Debate, Not Vandalism, To Address University Budget
During the late evening hours of Friday, December 11, somewhere between 40 and 70 protestors rallied outside of UC Berkeley Chancellor Robert Birgeneau’s home, leaving such damage in their wake as smashed planters and broken windows and outside lights, and even and threw what UC Berkeley officials described as “incendiary objects at the house, which could have cause a major fire.” The anarchists also were reportedly shouting “No justice, no peace,” likely trying to rouse the chancellor, as they macabre attack took place around midnight as he and his wife were believed to be sleeping.
By the time police came, only about eight of the protesters were rounded up, while the rest of the activists scattered. Those taken into police custody are currently being held on a bail set at $132,000 per head. As Chancellor Birgeneau said, the attack was “frightening and violent,” even for Berkeley, a city well-known as a hotbed of activism.
Some explained the attack as a response to the University of California fee increases. In November, the Regents of the University of California voted to increase student fees by about 32 percent in order to address massive budget shortfalls and a sudden lack of reliability in state funding. Attacking a university official is not only unlikely to enact change, but if anything, such an action will blow up in the faces of other peaceful protestors, and encourage university officials to take a harder line when dealing with rowdy students who pull fire alarms to disrupt classes and occupy campus buildings past hours to prove a point.
UC President Mark Yudof called the late night attack “appalling,” and went “far beyond the boundaries of public dissent, and such lawlessness cannot be tolerated.”
Governor Schwarzenegger echoed a more hard line and less sympathetic attitude in his response to the incident, stating that “California will not tolerate any type of terrorism against any leaders including educators.” Schwarzenegger called the attack a “criminal act,” the participants of which “will be prosecuted under the fullest extent of the law.”
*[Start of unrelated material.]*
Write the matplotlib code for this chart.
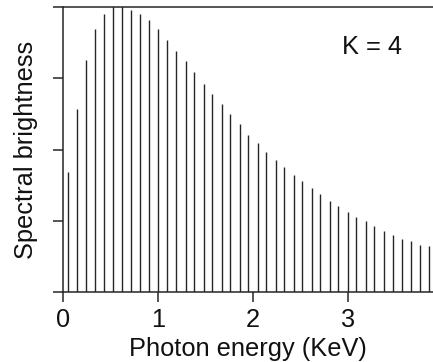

Both Yudof and Schwarzenegger have enlisted law enforcement authorities to take legal action. As both the governor and the UC honcho expressed, a university is the last place where physical violence and intimidation should supplant reasoned debate. Anyone who truly cares about the future of the University of California system would not jeopardize student funding by being a part of such a heinous act. Students who truly care about the excellent (and reasonably low cost) education afforded them in this state, should be wary indeed of such extremists: as this horrible attack shows, university and state leaders will only tolerate so much from activist students. Anyone who cares about the UC system will study feasible funding alternatives and hit the books, not the chancellors.